文化という土はある地域に住む人々の営みによって育まれた総体です。人々がその環境の中で生み出した言語、風俗習慣および派生した芸術、生活様式、学習の仕組みなどが渾然一体となって生まれたものなのです。そこに住む人々は、農地に例えると「土」を構成する総体なのです。個々の土片や塊となった土塊によって生み出されたその社会独自のものが、その人間社会のオリジナルな文化を構成するのです。しかしそれだけでは文化がさらなる深みをます発展を約束しません。

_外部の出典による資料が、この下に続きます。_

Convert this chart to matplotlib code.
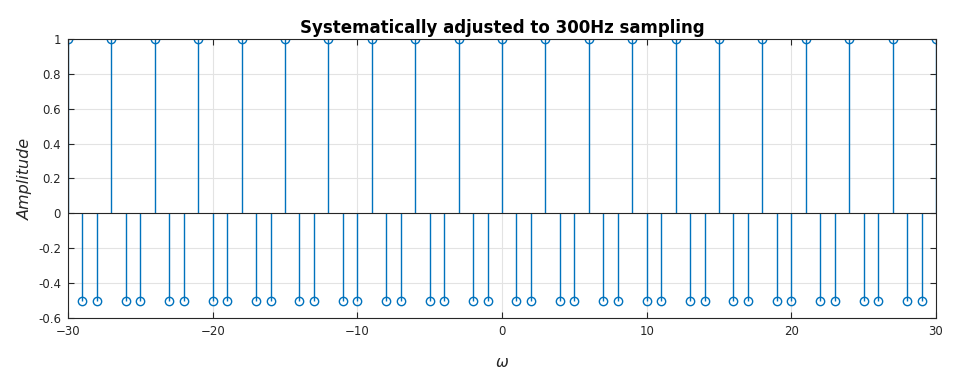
import numpy as np
import matplotlib
matplotlib.use("Agg")
from matplotlib import pyplot as plt

# samples: 1 at multiples of 3, -0.5 elsewhere
omega = list(range(-30, 31))
amp = [1.0 if w % 3 == 0 else -0.5 for w in omega]
xticks = [-30, -20, -10, 0, 10, 20, 30]
yticks = [-0.6, -0.4, -0.2, 0, 0.2, 0.4, 0.6, 0.8, 1]
ytick_labels = ['-0.6', '-0.4', '-0.2', '0', '0.2', '0.4', '0.6', '0.8', '1']

blue = '#0072BD'
fig = plt.figure(figsize=(9.56, 3.81), dpi=100)
ax = fig.add_axes([0.0711, 0.1654, 0.908, 0.7322])

ml, sl, bl = ax.stem(omega, amp, basefmt='k-')
plt.setp(sl, color=blue, linewidth=1.0)
plt.setp(ml, markerfacecolor='none', markeredgecolor=blue, markersize=6, markeredgewidth=1.0)
plt.setp(bl, color='#262626', linewidth=0.8)

ax.set_xlim(-30, 30)
ax.set_ylim(-0.6, 1)
ax.set_xticks(xticks)
ax.set_yticks(yticks)
ax.set_yticklabels(ytick_labels)
ax.grid(True, color='#e3e3e3', linewidth=0.8)
ax.set_axisbelow(True)
ax.tick_params(direction='in', length=4, top=True, right=True, labelsize=8.5,
               colors='#262626', labelcolor='#262626')
ax.tick_params(axis='x', pad=5)
ax.tick_params(axis='y', pad=5)
for s in ax.spines.values():
    s.set_color('#262626')
    s.set_linewidth(0.8)

ax.set_title('Systematically adjusted to 300Hz sampling', fontsize=12,
             fontweight='bold', pad=4)
ax.set_ylabel('Amplitude', fontsize=11.5, fontstyle='italic', color='#262626')
ax.set_xlabel(r'$\omega$', fontsize=11, color='#262626', labelpad=12)

fig.savefig('out.png', dpi=100)
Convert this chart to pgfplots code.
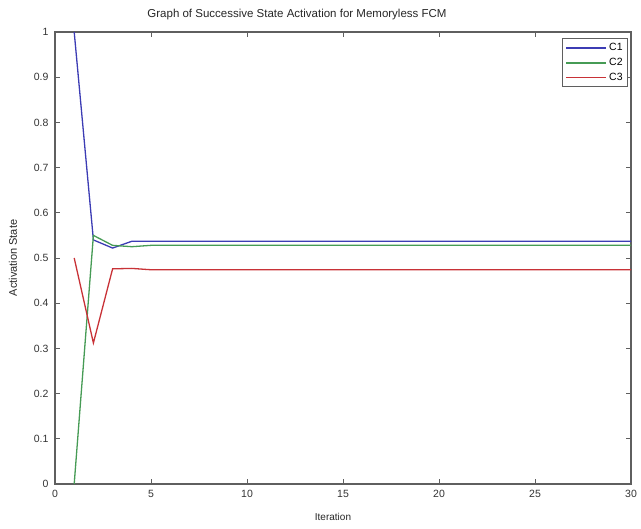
\documentclass[border=0pt]{standalone}
\usepackage{fontspec}
\setmainfont{Liberation Sans}
\usepackage{pgfplots}
\pgfplotsset{compat=1.18}
\usepackage{pgfplotstable}

\definecolor{cone}{RGB}{60,60,180}
\definecolor{ctwo}{RGB}{70,155,85}
\definecolor{cthree}{RGB}{200,50,55}
\definecolor{axgray}{RGB}{95,95,95}

% iteration, C1, C2, C3
\pgfplotstableread{
it  c1     c2     c3
1   1.000  0.000  0.500
2   0.540  0.550  0.312
3   0.522  0.528  0.476
4   0.537  0.525  0.477
5   0.537  0.528  0.474
6   0.537  0.528  0.474
7   0.537  0.528  0.474
8   0.537  0.528  0.474
9   0.537  0.528  0.474
10  0.537  0.528  0.474
11  0.537  0.528  0.474
12  0.537  0.528  0.474
13  0.537  0.528  0.474
14  0.537  0.528  0.474
15  0.537  0.528  0.474
16  0.537  0.528  0.474
17  0.537  0.528  0.474
18  0.537  0.528  0.474
19  0.537  0.528  0.474
20  0.537  0.528  0.474
21  0.537  0.528  0.474
22  0.537  0.528  0.474
23  0.537  0.528  0.474
24  0.537  0.528  0.474
25  0.537  0.528  0.474
26  0.537  0.528  0.474
27  0.537  0.528  0.474
28  0.537  0.528  0.474
29  0.537  0.528  0.474
30  0.537  0.528  0.474
}\fcmdata

\begin{document}
\begin{tikzpicture}
\begin{axis}[
  scale only axis,
  width=576pt, height=452pt,
  xmin=0, xmax=30, ymin=0, ymax=1,
  xtick={0,5,...,30},
  ytick={0,0.1,...,1},
  yticklabels={0,0.1,0.2,0.3,0.4,0.5,0.6,0.7,0.8,0.9,1},
  tick align=inside,
  major tick length=5pt,
  tick style={axgray, line width=0.9pt},
  axis line style={axgray, line width=1.6pt},
  ticklabel style={font=\fontsize{10.5}{12}\selectfont, text=black!80},
  xticklabel style={yshift=-3pt},
  yticklabel style={xshift=-3pt},
  /pgf/number format/assume math mode=true,
  title={Graph of Successive State Activation for Memoryless FCM},
  title style={font=\fontsize{11.5}{13}\selectfont, text=black!85, yshift=3pt, xshift=-46pt},
  xlabel={Iteration},
  ylabel={Activation State},
  xlabel style={font=\fontsize{10}{12}\selectfont, text=black!85, yshift=-8pt, xshift=-10pt},
  ylabel style={font=\fontsize{11}{12}\selectfont, text=black!85, yshift=10pt},
  legend style={at={(0.995,0.987)}, anchor=north east, draw=axgray, line width=1pt,
    font=\fontsize{10.5}{12}\selectfont, inner sep=3pt, row sep=2pt},
  legend cell align=left,
]
\addplot[cone, line width=1.3pt,
  legend image code/.code={\draw[draw=cone, line width=1.8pt] (0cm,0cm) -- (1.4cm,0cm);}]
  table[x=it, y=c1] {\fcmdata};
\addlegendentry{C1}
\addplot[ctwo, line width=1.3pt,
  legend image code/.code={\draw[draw=ctwo, line width=1.8pt] (0cm,0cm) -- (1.4cm,0cm);}]
  table[x=it, y=c2] {\fcmdata};
\addlegendentry{C2}
\addplot[cthree, line width=1.3pt,
  legend image code/.code={\draw[draw=cthree, line width=1.8pt] (0cm,0cm) -- (1.4cm,0cm);}]
  table[x=it, y=c3] {\fcmdata};
\addlegendentry{C3}
\end{axis}
\path (current axis.south west) ++(-55pt,-44pt) coordinate (bbsw);
\path (current axis.north east) ++(10pt,32pt) coordinate (bbne);
\useasboundingbox (bbsw) rectangle (bbne);
\end{tikzpicture}
\end{document}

文化をはぐくむ大地は文化が花開くに不可欠なよく耕された土と栄養分をたっぷり含んだところがあってこそ豊かな産物を育て上げることができるのです。鍬が入らないような固い土地にいくら栄養分を含ませたからといって豊作を期待するのは間違いなのです。つまり、肥料やすぐれた種=知識や科学技術があっても、文化を育てるにはそれを受け入れる耕地や環境=人々の存在が必要だということです。明治時代に入って、日本がすんなり欧米の学問・技術・芸術を吸収することができたのは、前時代に藩校や寺子屋などによる教育がいきとどいていて、新しいものを吸収できるような素地があったからだといわれています。まさしく、日本は開国時に新しい種を立派な産物に育てることができる「豊かな耕地」があったのです。 

*大地をていねいに耕し、種が育ち、肥料が有効に働くことができる「土づくり」が文化ということ

もっとも大切なことは国の施策、社会の包容力、教育機関の充実、社会環境の整備などによって文化をはぐくむことができる余地をひろげることなのです。余地がひろがればひろがるほど、文化の担い手がのびのびと能力を発揮し、今までは考えられないような大きな花を咲かすことができるのです。
文化を振興するにはその基盤となる豊かなフィールドが必要なのです。それは一朝一夕でできるものではありません。人々が汗を流し、たっぷり手間暇をかけて、はぐくんだ大地から花開くのです。